John James Osborne was born in Fulham, a grimy district of south London, England, on December 12, 1929, the only son of Thomas Godfrey Osborne, who worked as a copywriter for an advertising agency, and Nellie Beatrice Osborne, who worked as a barmaid. Osborne’s father died when Osborne was ten, and at least partially sentimental portraits of fathers and grandfathers figure prominently in Osborne’s plays, as do unflattering portraits of mother figures, as Osborne’s relationship with his mother was not very satisfactory. His unhappy middle-class childhood and adolescence are vividly portrayed in the first volume of his autobiography, A Better Class of Person: An Autobiography, 1929-1956 (1981). The second and last volume of his autobiography, Almost a Gentleman (1991), covers an additional decade.

At fifteen, Osborne was expelled from St. Michael’s, an undistinguished boarding school in Devon, for hitting a teacher. Three years later, while working as a journalist for trade magazines, Osborne drifted into his theater career, which began when he took a job as an assistant stage manager, actors’ understudy, and tutor of juvenile troop members. After working seven years touring English provincial theaters and writing plays in his spare time, Osborne became an overnight sensation at the age of twenty-six when his third play, Look Back in Anger (pr. 1956, pb. 1957), was accepted by the English Stage Company and performed at the Royal Court Theatre, London, under the artistic direction of George Devine.

Look Back in Anger opened on May 8, 1956, and in a review in The Observer on Sunday, May 13, the legendary theater critic Kenneth Tynan hailed Osborne’s work as “the best young play of its decade,” adding, “I doubt if I could love anyone who did not wish to see Look Back in Anger.” A Royal Court Theatre publicist described Osborne as an “angry young man,” and that phrase came to designate a whole generation of British male writers, both playwrights and novelists, who came to be known as “the angry young men.” Their work was typified by their working-class backgrounds, their irreverence for the traditional British establishment, and an intolerance for anything “highbrow” or “phoney.” In the theater, Osborne’s ruthless honesty with language and subject matter inspired a generation of vigorous British playwrights, including Arnold Wesker, John Arden, Harold Pinter, and Tom Stoppard. Look Back in Anger ran for a year and a half, was transferred to New York, and for years enjoyed enormous success in various touring productions around the world.

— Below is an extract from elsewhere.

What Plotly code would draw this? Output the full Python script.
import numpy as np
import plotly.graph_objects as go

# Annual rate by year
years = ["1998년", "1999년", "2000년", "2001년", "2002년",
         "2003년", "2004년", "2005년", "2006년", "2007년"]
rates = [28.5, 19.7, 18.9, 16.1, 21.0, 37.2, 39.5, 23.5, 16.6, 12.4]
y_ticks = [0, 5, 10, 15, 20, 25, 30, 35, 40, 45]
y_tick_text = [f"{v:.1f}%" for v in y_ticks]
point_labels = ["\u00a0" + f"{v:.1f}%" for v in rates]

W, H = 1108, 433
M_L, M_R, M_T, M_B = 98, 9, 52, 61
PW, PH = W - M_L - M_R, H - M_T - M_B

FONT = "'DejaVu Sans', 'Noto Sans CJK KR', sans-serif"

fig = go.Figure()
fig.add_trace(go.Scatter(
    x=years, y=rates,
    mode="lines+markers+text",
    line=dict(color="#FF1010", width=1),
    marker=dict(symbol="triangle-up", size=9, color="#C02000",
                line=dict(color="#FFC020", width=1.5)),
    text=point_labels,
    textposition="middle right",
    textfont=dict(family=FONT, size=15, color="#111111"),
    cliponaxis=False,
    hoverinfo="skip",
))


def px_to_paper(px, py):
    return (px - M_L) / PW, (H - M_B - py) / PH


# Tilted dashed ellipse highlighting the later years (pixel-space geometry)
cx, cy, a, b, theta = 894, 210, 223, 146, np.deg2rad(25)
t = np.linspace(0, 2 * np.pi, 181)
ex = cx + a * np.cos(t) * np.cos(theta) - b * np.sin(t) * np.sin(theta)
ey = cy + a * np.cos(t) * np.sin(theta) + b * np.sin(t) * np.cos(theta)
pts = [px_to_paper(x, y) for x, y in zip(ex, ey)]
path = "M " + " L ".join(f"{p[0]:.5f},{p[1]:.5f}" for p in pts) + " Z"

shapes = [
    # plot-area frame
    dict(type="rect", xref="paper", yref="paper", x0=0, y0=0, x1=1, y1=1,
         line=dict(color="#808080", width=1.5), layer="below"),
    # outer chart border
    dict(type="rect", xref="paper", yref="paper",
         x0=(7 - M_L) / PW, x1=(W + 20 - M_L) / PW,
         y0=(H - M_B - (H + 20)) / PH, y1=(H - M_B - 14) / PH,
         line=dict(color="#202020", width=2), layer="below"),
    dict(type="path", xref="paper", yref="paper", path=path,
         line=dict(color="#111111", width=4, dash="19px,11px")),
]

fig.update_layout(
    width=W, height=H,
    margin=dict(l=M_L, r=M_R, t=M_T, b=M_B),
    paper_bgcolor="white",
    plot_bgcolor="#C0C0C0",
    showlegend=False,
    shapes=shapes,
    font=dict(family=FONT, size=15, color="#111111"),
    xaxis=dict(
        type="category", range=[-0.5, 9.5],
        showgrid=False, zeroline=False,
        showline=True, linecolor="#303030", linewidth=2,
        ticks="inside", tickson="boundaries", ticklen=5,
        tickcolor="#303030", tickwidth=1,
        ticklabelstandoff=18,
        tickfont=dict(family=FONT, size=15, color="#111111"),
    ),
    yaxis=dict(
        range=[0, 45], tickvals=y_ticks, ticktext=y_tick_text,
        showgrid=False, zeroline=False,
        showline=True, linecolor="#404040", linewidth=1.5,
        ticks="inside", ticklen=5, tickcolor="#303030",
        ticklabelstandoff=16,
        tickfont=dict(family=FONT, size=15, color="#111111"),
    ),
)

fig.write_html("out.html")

Osborne’s next two plays, The Entertainer (pr., pb. 1957) and Epitaph for George Dillon (pr., pb. 1958), were also big hits. In 1959, however, The World of Paul Slickey was a critical and commercial disaster. Many more plays, television scripts, and film scripts followed in the 1960’s and 1970’s, but the general impression created by Osborne’s work was that he was not fulfilling the promise he had exhibited in Look Back in Anger. Highlights in this relatively disappointing period included Luther (pr., pb. 1961), a dramatization of the life of Martin Luther; Inadmissible Evidence (pr. 1964, pb. 1965), in which a middle-aged lawyer tries to justify his disappointing life; The Hotel in Amsterdam (pr., pb. 1968), in which three couples meet in a first-class hotel and define their lives by their hatred of a tyrannical film producer; and the first volume of his autobiography, A Better Class of Person.

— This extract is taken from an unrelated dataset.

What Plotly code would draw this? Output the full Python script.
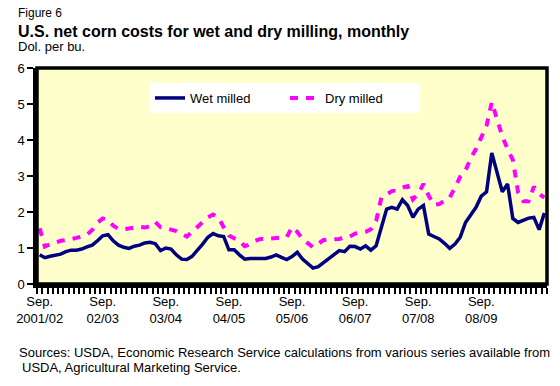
import plotly.graph_objects as go
import pandas as pd

months = pd.date_range("2001-09-01", periods=97, freq="MS").strftime("%Y-%m").tolist()
month_index = list(range(len(months)))

wet_milled = [0.81, 0.73, 0.77, 0.79, 0.83, 0.90, 0.94, 0.94, 0.97, 1.03,
              1.08, 1.20, 1.34, 1.37, 1.20, 1.08, 1.02, 0.99, 1.05, 1.08,
              1.14, 1.16, 1.12, 0.93, 1.00, 0.97, 0.81, 0.69, 0.68, 0.77,
              0.93, 1.11, 1.30, 1.40, 1.34, 1.32, 0.95, 0.95, 0.81, 0.69,
              0.71, 0.71, 0.69, 0.71, 0.75, 0.81, 0.74, 0.68, 0.76, 0.88,
              0.69, 0.58, 0.44, 0.48, 0.60, 0.71, 0.83, 0.93, 0.90, 1.05,
              1.04, 0.97, 1.06, 0.94, 1.06, 1.53, 2.08, 2.13, 2.08, 2.34,
              2.18, 1.85, 2.08, 2.18, 1.39, 1.32, 1.25, 1.13, 0.99, 1.11,
              1.30, 1.71, 1.94, 2.13, 2.44, 2.56, 3.64, 3.06, 2.56, 2.78,
              1.82, 1.71, 1.76, 1.83, 1.85, 1.51, 1.97]

dry_milled = [1.55, 1.04, 1.10, 1.15, 1.20, 1.22, 1.24, 1.28, 1.32, 1.37,
              1.50, 1.70, 1.82, 1.78, 1.62, 1.53, 1.52, 1.55, 1.57, 1.59,
              1.57, 1.60, 1.72, 1.58, 1.55, 1.52, 1.47, 1.40, 1.32, 1.45,
              1.58, 1.72, 1.85, 1.93, 1.85, 1.58, 1.35, 1.27, 1.20, 1.05,
              1.10, 1.20, 1.25, 1.25, 1.26, 1.28, 1.30, 1.30, 1.58, 1.45,
              1.25, 1.12, 1.02, 1.12, 1.22, 1.23, 1.25, 1.25, 1.30, 1.32,
              1.40, 1.43, 1.45, 1.52, 1.75, 2.40, 2.50, 2.58, 2.60, 2.68,
              2.72, 2.35, 2.50, 2.78, 2.45, 2.20, 2.22, 2.30, 2.40, 2.68,
              2.98, 3.15, 3.50, 3.75, 4.08, 4.40, 5.05, 4.55, 4.10, 3.75,
              3.45, 2.55, 2.30, 2.30, 2.70, 2.50, 2.40]

tick_positions = [0, 12, 24, 36, 48, 60, 72, 84]
tick_labels = ["Sep.<br>2001/02", "Sep.<br>02/03", "Sep.<br>03/04", "Sep.<br>04/05",
               "Sep.<br>05/06", "Sep.<br>06/07", "Sep.<br>07/08", "Sep.<br>08/09"]
y_ticks = [0, 1, 2, 3, 4, 5, 6]
month_boundaries = [i - 0.5 for i in range(len(months) + 1)]

FONT = "Arial, Liberation Sans, sans-serif"

W, H = 560, 386
pl, pr, pt, pb = 37, 13, 68, 102
pw, ph = W - pl - pr, H - pt - pb

def px2paper(xp, yp):
    return (xp - pl) / pw, (H - pb - yp) / ph

fig = go.Figure()
# invisible carrier trace so the month-boundary tick axis gets drawn
fig.add_trace(go.Scatter(x=month_index, y=[None] * len(month_index), xaxis="x2",
                         mode="lines", showlegend=False, hoverinfo="skip"))
fig.add_trace(go.Scatter(x=month_index, y=wet_milled, mode="lines", name="Wet milled",
                         line=dict(color="#000080", width=3.5)))
fig.add_trace(go.Scatter(x=month_index, y=dry_milled, mode="lines", name="Dry milled",
                         line=dict(color="#FF00FF", width=4, dash="8px,8px")))

lx, ly = px2paper(150, 83)
xrange_ = [-0.5, len(months) - 0.5]

fig.update_layout(
    width=W, height=H,
    margin=dict(l=pl, r=pr, t=pt, b=pb),
    paper_bgcolor="white",
    plot_bgcolor="#FFFFCC",
    font=dict(family=FONT, size=13, color="#000000"),
    showlegend=True,
    legend=dict(orientation="h", x=lx, y=ly, xanchor="left", yanchor="top",
                bgcolor="white", borderwidth=0, font=dict(size=13),
                entrywidth=90, tracegroupgap=0),
    xaxis=dict(range=xrange_, tickmode="array", tickvals=tick_positions,
               ticktext=tick_labels, ticks="", showgrid=False, zeroline=False,
               showline=False, tickfont=dict(size=13), automargin=False,
               ticklabelstandoff=8),
    xaxis2=dict(range=xrange_, overlaying="x", anchor="y", side="bottom",
                tickmode="array", tickvals=month_boundaries,
                ticks="outside", ticklen=6, tickcolor="#000000", tickwidth=1.5,
                showgrid=False, zeroline=False, showline=True, linecolor="black",
                linewidth=3.5, automargin=False, showticklabels=False),
    yaxis=dict(range=[0, 6], tickvals=y_ticks, ticks="outside", ticklen=6,
               tickcolor="#000000", tickwidth=1.5, showgrid=False, zeroline=False,
               showline=True, linecolor="black", linewidth=3.5,
               tickfont=dict(size=13), automargin=False),
    shapes=[dict(type="rect", xref="paper", yref="paper", x0=0, x1=1, y0=0, y1=1,
                 line=dict(color="black", width=3.5), layer="above")],
)

texts = [
    ("Figure 6", 16, 13, 12),
    ("<b>U.S. net corn costs for wet and dry milling, monthly</b>", 16, 31, 16),
    ("Dol. per bu.", 16, 47, 13),
    ("Sources: USDA, Economic Research Service calculations from various series available from", 17, 352, 13),
    ("USDA, Agricultural Marketing Service.", 20, 367, 13),
]
anns = []
for t, xp, yp, size in texts:
    xx, yy = px2paper(xp, yp)
    anns.append(dict(text=t, x=xx, y=yy, xref="paper", yref="paper", showarrow=False,
                     xanchor="left", yanchor="middle", align="left",
                     font=dict(size=size, family=FONT, color="#000000")))
fig.update_layout(annotations=anns)

fig.write_html("out.html", config={"displayModeBar": False},
               post_script="document.body.style.margin='0';document.body.style.padding='0';")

In 1958, Osborne joined with Tony Richardson, the original director of Look Back in Anger, to form Woodfall Films. His greatest popular success in screenwriting was winning an Academy Award for writing Tom Jones (1963), his adaptation of the 1749 novel by Henry Fielding. Among his many other projects, he successfully adapted three of his own plays for film: Look Back in Anger (1959), The Entertainer (1960), and Inadmissible Evidence (1968). Osborne also received the New York Drama Critics Circle Award (1957, 1963) and the Tony Award (1963). In 1991, Osborne published the second volume of his autobiography, and in 1993 he received a Lifetime Achievement Award from the Writers’ Guild of Great Britain.

In 1958, Osborne had bought a twenty-three-acre estate in Kent that subsequently served as a refuge for his reclusive way of life. In 1978, he married his fifth wife, Helen Dawson, a drama critic. Osborne died in Shropshire, England, on December 24, 1994, of heart failure.